All this does also raise the question of independence or neutrality on the part of experts, leading us to wonder when the Court might appoint its own experts rather than relying only on party-appointed experts. This possibility is discussed in Caroline E. Foster “New Clothes for the Emperor? Consultation of Experts by the International Court of Justice” 4(3) Journal of International Dispute Settlement 2013. To date, the Court’s preference has been to rely on adversarial techniques to draw out significant scientific points. This will be assisted when a court or tribunal engages actively in the scientific dimensions of a case. The multiple questions asked of parties by Members of the Court in the case of Whaling in the Antarctic may mark a transition to a more interactive approach to the reception of expert evidence, even if the Court does not go so far as to appoint its own experts under Article 50 of the Statute.

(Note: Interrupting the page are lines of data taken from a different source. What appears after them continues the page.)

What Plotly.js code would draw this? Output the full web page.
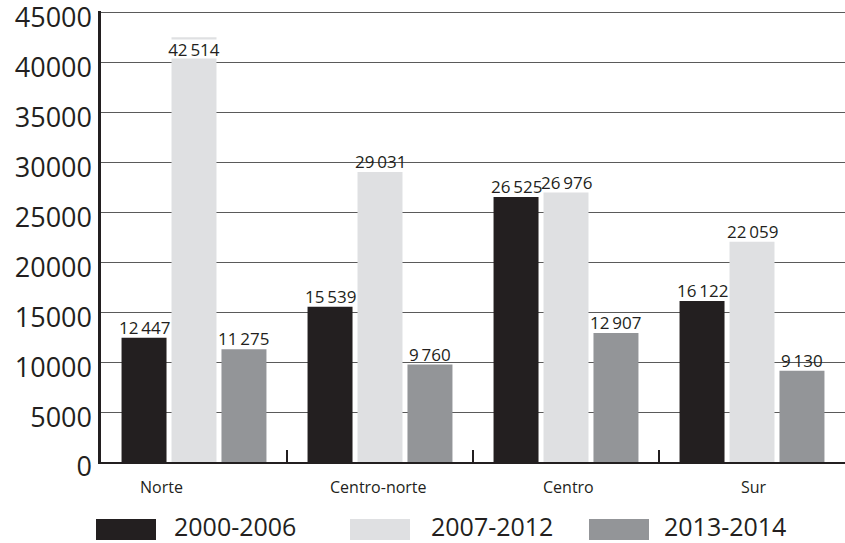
<!DOCTYPE html>
<html><head><meta charset="utf-8">
<script src="https://cdn.plot.ly/plotly-3.0.1.min.js"></script>
<style>html,body{margin:0;padding:0;background:#fff}</style>
</head><body><div id="chart" style="width:845px;height:543px"></div>
<script>
// ---- data ----
const categories = ["Norte", "Centro-norte", "Centro", "Sur"];
const seriesNames = ["2000-2006", "2007-2012", "2013-2014"];
const values2000_2006 = [12447, 15539, 26525, 16122];
const values2007_2012 = [42514, 29031, 26976, 22059];
const values2013_2014 = [11275, 9760, 12907, 9130];
const yTickVals = [0, 5000, 10000, 15000, 20000, 25000, 30000, 35000, 40000, 45000];

// ---- style / geometry ----
const seriesValues = [values2000_2006, values2007_2012, values2013_2014];
const colors = ["#231f20", "#dfe0e2", "#939598"];
const ink = "#231f20";
const FONT = "Open Sans, Noto Sans, sans-serif";
const yMax = yTickVals[yTickVals.length - 1];
const yTop = yMax + 150;
const W = 845, H = 543, L = 101, R = 0;
const T = 11;                 // top of plotting area (px)
const axisY = 462;            // pixel row of value 0
const ext = 8;                // extra room under the x axis for the label axis
const B = H - axisY - ext;
const plotW = W - L - R, plotH = H - T - B;
const mainH = plotH - ext;
const upp = yTop / mainH;     // value units per pixel
const labelDrop = 5;          // tick labels sit ~5px below their gridlines
const bargap = 0.194, bargroupgap = 0.1;
const pitch = plotW / categories.length * (1 - bargap) / seriesNames.length;
const px2x = p => (p - L) / plotW;
const px2y = p => (H - B - p) / plotH;
const fmt = n => String(n).replace(/\B(?=(\d{3})+(?!\d))/g, "\u2009");

const traces = seriesNames.map((name, s) => ({
  type: "bar", name: name, x: categories, y: seriesValues[s],
  marker: { color: colors[s], line: { width: 0 } },
  showlegend: false, hoverinfo: "x+y+name"
}));
// invisible trace so the label axis is drawn
traces.push({ type: "scatter", x: [categories[0]], y: [null], yaxis: "y2",
  showlegend: false, hoverinfo: "skip", mode: "markers", marker: { opacity: 0 } });

const annotations = [];
seriesValues.forEach((vals, s) => {
  vals.forEach((v, i) => {
    const nearTop = v > yMax - 3500;
    annotations.push(nearTop ? {
      x: categories[i], y: v, xref: "x", yref: "y",
      xshift: (s - 1) * pitch, yshift: -2, yanchor: "top",
      text: fmt(v), showarrow: false, bgcolor: "#ffffff",
      width: 52, height: 18, borderpad: 0,
      font: { family: FONT, size: 17, color: ink }
    } : {
      x: categories[i], y: v, xref: "x", yref: "y",
      xshift: (s - 1) * pitch, yshift: -3, yanchor: "bottom",
      text: fmt(v), showarrow: false,
      font: { family: FONT, size: 17, color: ink }
    });
  });
});

// category labels
const catShift = [-33, -2, 2, 2];
categories.forEach((c, i) => annotations.push({
  x: c, xref: "x", y: px2y(487), yref: "paper", yanchor: "middle",
  xshift: catShift[i], text: c, showarrow: false,
  font: { family: FONT, size: 16, color: ink }
}));

// legend
const legBoxLeft = [96, 350, 589], legTextLeft = [173, 430, 663];
const shapes = [];
seriesNames.forEach((n, s) => {
  shapes.push({
    type: "rect", xref: "paper", yref: "paper",
    x0: px2x(legBoxLeft[s]), x1: px2x(legBoxLeft[s] + 60),
    y0: px2y(540), y1: px2y(519),
    fillcolor: colors[s], line: { width: 0 }
  });
  annotations.push({
    xref: "paper", yref: "paper", x: px2x(legTextLeft[s]), y: px2y(526),
    xanchor: "left", yanchor: "middle", text: n, showarrow: false,
    borderpad: 0,
    font: { family: FONT, size: 25, color: ink }
  });
});
// top gridline at the last tick
shapes.push({ type: "line", xref: "paper", yref: "y", x0: 0, x1: 1, y0: yMax, y1: yMax,
  line: { color: "#5a5a5a", width: 1 }, layer: "below" });

const r0 = (labelDrop - ext) * upp;
const layout = {
  width: W, height: H,
  margin: { l: L, r: R, t: T, b: B, pad: 0 },
  paper_bgcolor: "#ffffff", plot_bgcolor: "rgba(0,0,0,0)",
  barmode: "group", bargap: bargap, bargroupgap: bargroupgap,
  showlegend: false,
  font: { family: FONT, color: ink },
  xaxis: {
    type: "category", anchor: "y", showticklabels: false,
    showline: true, linecolor: ink, linewidth: 2,
    ticks: "inside", tickson: "boundaries", ticklen: 12, tickwidth: 2, tickcolor: ink,
    showgrid: false, zeroline: false, fixedrange: true
  },
  yaxis: {
    domain: [ext / plotH, 1],
    range: [0, yTop], tickvals: yTickVals, showticklabels: false,
    showline: true, linecolor: ink, linewidth: 3,
    showgrid: true, gridcolor: "#5a5a5a", gridwidth: 1,
    zeroline: false, ticks: "", fixedrange: true
  },
  yaxis2: {
    domain: [0, 1], anchor: "x", side: "left",
    range: [r0, r0 + plotH * upp], tickvals: yTickVals, ticktext: yTickVals.map(String),
    showline: false, showgrid: false, zeroline: false, ticks: "",
    ticklabelstandoff: 8, ticklabeloverflow: "allow",
    tickfont: { family: FONT, size: 27, color: ink }, fixedrange: true
  },
  annotations: annotations,
  shapes: shapes
};

Plotly.newPlot("chart", traces, layout, { displayModeBar: false, staticPlot: true });
</script>
</body></html>
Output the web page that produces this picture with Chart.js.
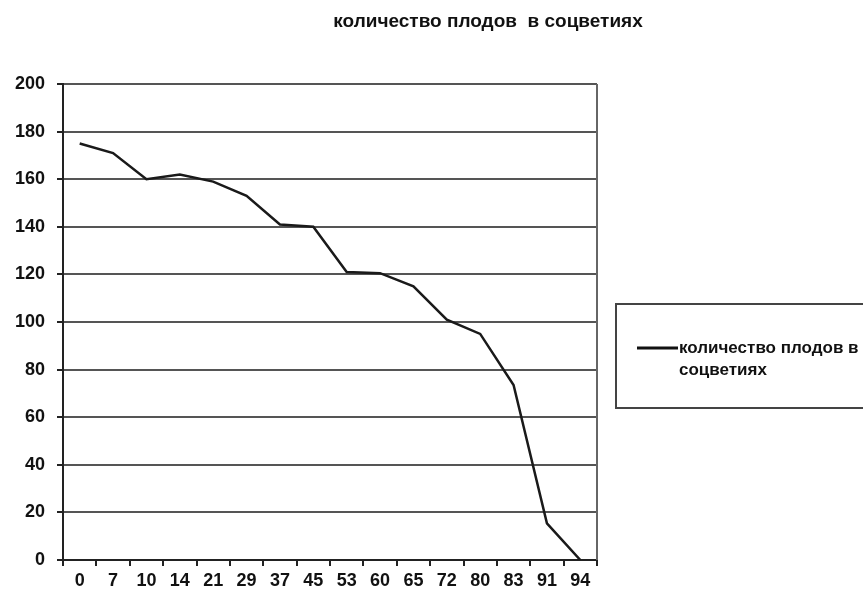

Juan A. Yanez-Barnuevo says

October 22, 2013

There have also been examination and cross-examination of witnesses and experts in two recent ITLOS cases: the MV Louisa (St. Vincent and the Grenadines v. Spain) and the MV Virginia G (Panama v. Guinea Bissau). Interestingly enough, in those proceedings you find not just lawyers from Anglo-Saxon countries as in most other cases already mentioned, but also lawyers from Iberian countries (Spain and Portugal).